▶ **Material provided**:
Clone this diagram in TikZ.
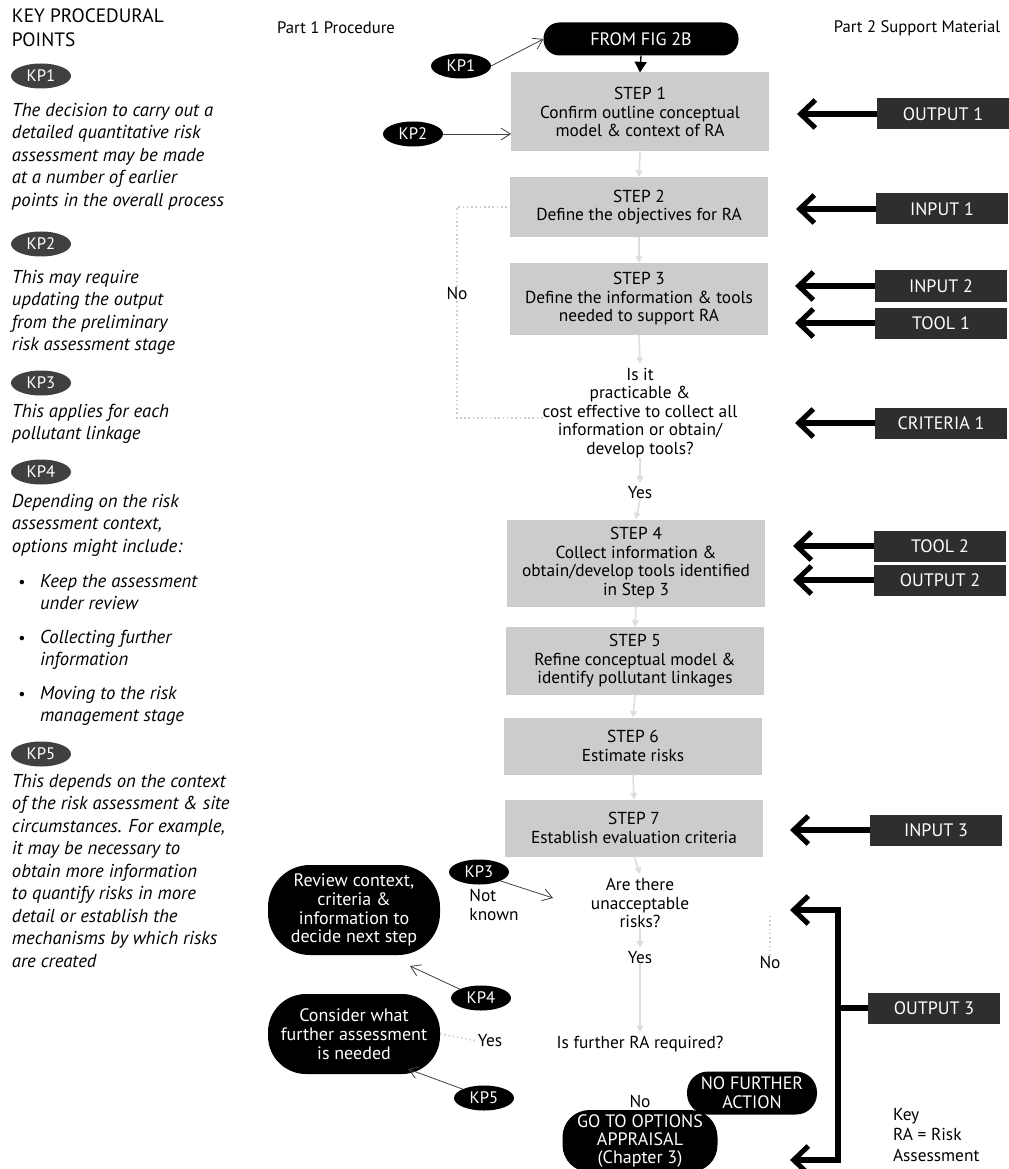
\documentclass[tikz,border=0pt]{standalone}
\usepackage{fontspec}
\setmainfont{PT Sans}
\usetikzlibrary{shapes.geometric,arrows.meta,calc}

\begin{document}
\begin{tikzpicture}[x=0.75pt,y=-0.75pt,
  every node/.style={inner sep=0pt, outer sep=0pt},
  txt/.style={font=\fontsize{13}{13.9}\selectfont, align=center},
  head/.style={font=\fontsize{12.5}{14}\selectfont},
  note/.style={font=\fontsize{14}{16.9}\selectfont\itshape, align=left, anchor=north west},
  stepbox/.style={txt, fill=black!20, minimum width={258*0.75pt}},
  kp/.style={ellipse, fill=black, text=white, font=\fontsize{12.5}{13}\selectfont,
    minimum width={60*0.75pt}, minimum height={25*0.75pt}},
  kpkey/.style={kp, fill=black!75},
  pill/.style={txt, fill=black, text=white, font=\fontsize{13.5}{14.2}\selectfont},
  res/.style={fill=black!82, text=white, font=\fontsize{13.5}{14}\selectfont,
    minimum width={132*0.75pt}, minimum height={31*0.75pt}, anchor=west},
  feed/.style={line width=3.8pt, -{Straight Barb[length=11pt,width=21pt]}},
  pointer/.style={line width=0.6pt, black!75, -{Straight Barb[length=7pt,width=9pt]}},
  faint/.style={black!13, line width=1.2pt, -{Triangle[length=5pt,width=5pt]}},
  faintdot/.style={black!20, line width=1.2pt, dotted},
]
\useasboundingbox (0,0) rectangle (1008,1169);

% ---------- key procedural points (left column) ----------
\node[anchor=north west, align=left, font=\fontsize{14.5}{18}\selectfont] (kph) at (12,9) {KEY PROCEDURAL\\POINTS};

\node[kpkey] (k1) at (41,76) {KP1};
\node[note] (n1) at (12,103) {The decision to carry out a\\detailed quantitative risk\\assessment may be made\\at a number of earlier\\points in the overall process};

\node[kpkey] (k2) at (41,244) {KP2};
\node[note] (n2) at (12,270) {This may require\\updating the output\\from the preliminary\\risk assessment stage};

\node[kpkey] (k3) at (41,383) {KP3};
\node[note] (n3) at (12,404) {This applies for each\\pollutant linkage};

\node[kpkey] (k4) at (41,472) {KP4};
\node[note] (n4) at (12,494) {Depending on the risk\\assessment context,\\options might include:};
\node[note] (b1) at (40,574) {Keep the assessment\\under review};
\node[note] (b2) at (40,630) {Collecting further\\information};
\node[note] (b3) at (40,686) {Moving to the risk\\management stage};
\foreach \yy/\nm in {584/d1,640/d2,696/d3} \node[font=\fontsize{12}{12}\selectfont] (\nm) at (22,\yy) {\textbullet};

\node[kpkey] (k5) at (41,754) {KP5};
\node[note] (n5) at (12,774) {This depends on the context\\of the risk assessment \& site\\circumstances. For example,\\it may be necessary to\\obtain more information\\to quantify risks in more\\detail or establish the\\mechanisms by which risks\\are created};

% ---------- column headings ----------
\node[head] (h1) at (336,28) {Part 1 Procedure};
\node[head] (h2) at (917,28) {Part 2 Support Material};

% ---------- procedure ----------
\node[pill, minimum width={195*0.75pt}, minimum height={33*0.75pt}, rounded corners={16*0.75pt}] (fig) at (641,39) {FROM FIG 2B};

\node[stepbox, minimum height={79*0.75pt}] (s1) at (640,112) {STEP 1\\Confirm outline conceptual\\model \& context of RA};
\node[stepbox, minimum height={60*0.75pt}] (s2) at (639,207) {STEP 2\\Define the objectives for RA};
\node[stepbox, minimum height={72*0.75pt}] (s3) at (639,299) {STEP 3\\Define the information \& tools\\needed to support RA};
\node[txt] (q1) at (640,413) {Is it\\practicable \&\\cost effective to collect all\\information or obtain/\\develop tools?};
\node[txt] (y1) at (640,493) {Yes};
\node[stepbox, minimum height={87*0.75pt}] (s4) at (636,563) {STEP 4\\Collect information \&\\obtain/develop tools identified\\in Step 3};
\node[stepbox, minimum height={68*0.75pt}] (s5) at (635,661) {STEP 5\\Refine conceptual model \&\\identify pollutant linkages};
\node[stepbox, minimum height={57*0.75pt}] (s6) at (633,746) {STEP 6\\Estimate risks};
\node[stepbox, minimum height={57*0.75pt}] (s7) at (634,828) {STEP 7\\Establish evaluation criteria};
\node[txt] (q2) at (640,903) {Are there\\unacceptable\\risks?};
\node[txt] (y2) at (640,958) {Yes};
\node[txt] (q3) at (640,1044) {Is further RA required?};
\node[txt] (no3) at (640,1101) {No};
\node[pill, font=\fontsize{13.5}{13.2}\selectfont, minimum width={155*0.75pt}, minimum height={62*0.75pt}, rounded corners={27*0.75pt}] (go) at (640,1141) {GO TO OPTIONS\\APPRAISAL\\(Chapter 3)};
\node[pill, minimum width={130*0.75pt}, minimum height={43*0.75pt}, rounded corners={21*0.75pt}] (nfa) at (752,1093) {NO FURTHER\\ACTION};
\node[txt] (no2) at (770,962) {No};

\node[txt] (no1) at (457,293) {No};
\node[txt, align=left] (nk) at (494,905) {Not\\known};
\node[txt] (y3) at (490,1041) {Yes};

\node[pill, minimum width={172*0.75pt}, minimum height={90*0.75pt}, rounded corners={42*0.75pt}] (rev) at (354,910) {Review context,\\criteria \&\\information to\\decide next step};
\node[pill, minimum width={172*0.75pt}, minimum height={80*0.75pt}, rounded corners={38*0.75pt}] (con) at (354,1034) {Consider what\\further assessment\\is needed};

\node[kp] (p1) at (461,66) {KP1};
\node[kp] (p2) at (413,134) {KP2};
\node[kp] (p3) at (479,872) {KP3};
\node[kp] (p4) at (481,998) {KP4};
\node[kp] (p5) at (484,1098) {KP5};

% faint flow connectors
\draw[black, line width=1pt, -{Triangle[length=8pt,width=9pt]}] (fig.south) -- (s1.north);
\draw[faint] (s1.south) -- (s2.north);
\draw[faint] (s2.south) -- (s3.north);
\draw[faint] (s3.south) -- ($(q1.north)+(0,-4)$);
\draw[faint] (q1.south) -- ($(y1.north)+(0,-4)$);
\draw[faint] (y1.south) -- (s4.north);
\draw[faint] (s4.south) -- (s5.north);
\draw[faint] (s5.south) -- (s6.north);
\draw[faint] (s6.south) -- (s7.north);
\draw[faint] (s7.south) -- ($(q2.north)+(0,-4)$);
\draw[faint] (q2.south) -- ($(y2.north)+(0,-4)$);
\draw[faint] (y2.south) -- ($(q3.north)+(0,-4)$);
\draw[faintdot] (q1.west |- 0,418) -- (457,418) -- (no1.south);
\draw[faintdot] (no1.north) -- (457,207) -- (s2.west);
\draw[faintdot] (con.east) -- (y3.west);
\draw[faintdot] (no2.north) -- ++(0,-40);

% key point pointers
\draw[pointer] (p1.east) -- (fig.west);
\draw[pointer] (p2.east) -- (s1.west |- p2.east);
\draw[pointer] (p3.south east) -- (553,898);
\draw[pointer] (p4.north west) -- ([shift={(-30,11)}]rev.south east);
\draw[pointer] (p5.north west) -- ([shift={(-32,-5)}]con.south east);

% ---------- support material ----------
\node[res] (o1) at (877,114) {OUTPUT 1};
\node[res] (i1) at (876,209) {INPUT 1};
\node[res] (i2) at (875,286) {INPUT 2};
\node[res] (t1) at (875,323) {TOOL 1};
\node[res] (c1) at (875,423) {CRITERIA 1};
\node[res] (t2) at (874,546) {TOOL 2};
\node[res] (o2) at (874,580) {OUTPUT 2};
\node[res] (i3) at (870,830) {INPUT 3};
\node[res] (o3) at (868,1008) {OUTPUT 3};

\coordinate (a1) at (797,114);
\coordinate (a2) at (796,209);
\coordinate (a3) at (795,286);
\coordinate (a4) at (795,323);
\coordinate (a5) at (795,423);
\coordinate (a6) at (793,546);
\coordinate (a7) at (793,580);
\coordinate (a8) at (790,830);
\coordinate (jn) at (838,1008);
\coordinate (bt) at (838,910);
\coordinate (bb) at (838,1160);
\coordinate (a9) at (790,910);
\coordinate (a10) at (790,1160);

\draw[feed] (o1.west) -- (a1);
\draw[feed] (i1.west) -- (a2);
\draw[feed] (i2.west) -- (a3);
\draw[feed] (t1.west) -- (a4);
\draw[feed] (c1.west) -- (a5);
\draw[feed] (t2.west) -- (a6);
\draw[feed] (o2.west) -- (a7);
\draw[feed] (i3.west) -- (a8);
\draw[line width=3.8pt] (o3.west) -- (jn);
\draw[feed] (jn) -- (bt) -- (a9);
\draw[feed] (jn) -- (bb) -- (a10);

\node[txt, align=left, anchor=north west, font=\fontsize{13}{15.5}\selectfont] (key) at (893,1108) {Key\\RA = Risk\\Assessment};

\end{tikzpicture}
\end{document}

▶ **Aim of the task**: Only lines belong in the copy: transcribe those from the start of the data through the line that contains "(n3) at (12,404)", and skip the pictures.

▶ **Expected answer**:
Clone this diagram in TikZ.
\documentclass[tikz,border=0pt]{standalone}
\usepackage{fontspec}
\setmainfont{PT Sans}
\usetikzlibrary{shapes.geometric,arrows.meta,calc}

\begin{document}
\begin{tikzpicture}[x=0.75pt,y=-0.75pt,
  every node/.style={inner sep=0pt, outer sep=0pt},
  txt/.style={font=\fontsize{13}{13.9}\selectfont, align=center},
  head/.style={font=\fontsize{12.5}{14}\selectfont},
  note/.style={font=\fontsize{14}{16.9}\selectfont\itshape, align=left, anchor=north west},
  stepbox/.style={txt, fill=black!20, minimum width={258*0.75pt}},
  kp/.style={ellipse, fill=black, text=white, font=\fontsize{12.5}{13}\selectfont,
    minimum width={60*0.75pt}, minimum height={25*0.75pt}},
  kpkey/.style={kp, fill=black!75},
  pill/.style={txt, fill=black, text=white, font=\fontsize{13.5}{14.2}\selectfont},
  res/.style={fill=black!82, text=white, font=\fontsize{13.5}{14}\selectfont,
    minimum width={132*0.75pt}, minimum height={31*0.75pt}, anchor=west},
  feed/.style={line width=3.8pt, -{Straight Barb[length=11pt,width=21pt]}},
  pointer/.style={line width=0.6pt, black!75, -{Straight Barb[length=7pt,width=9pt]}},
  faint/.style={black!13, line width=1.2pt, -{Triangle[length=5pt,width=5pt]}},
  faintdot/.style={black!20, line width=1.2pt, dotted},
]
\useasboundingbox (0,0) rectangle (1008,1169);

% ---------- key procedural points (left column) ----------
\node[anchor=north west, align=left, font=\fontsize{14.5}{18}\selectfont] (kph) at (12,9) {KEY PROCEDURAL\\POINTS};

\node[kpkey] (k1) at (41,76) {KP1};
\node[note] (n1) at (12,103) {The decision to carry out a\\detailed quantitative risk\\assessment may be made\\at a number of earlier\\points in the overall process};

\node[kpkey] (k2) at (41,244) {KP2};
\node[note] (n2) at (12,270) {This may require\\updating the output\\from the preliminary\\risk assessment stage};

\node[kpkey] (k3) at (41,383) {KP3};
\node[note] (n3) at (12,404) {This applies for each\\pollutant linkage};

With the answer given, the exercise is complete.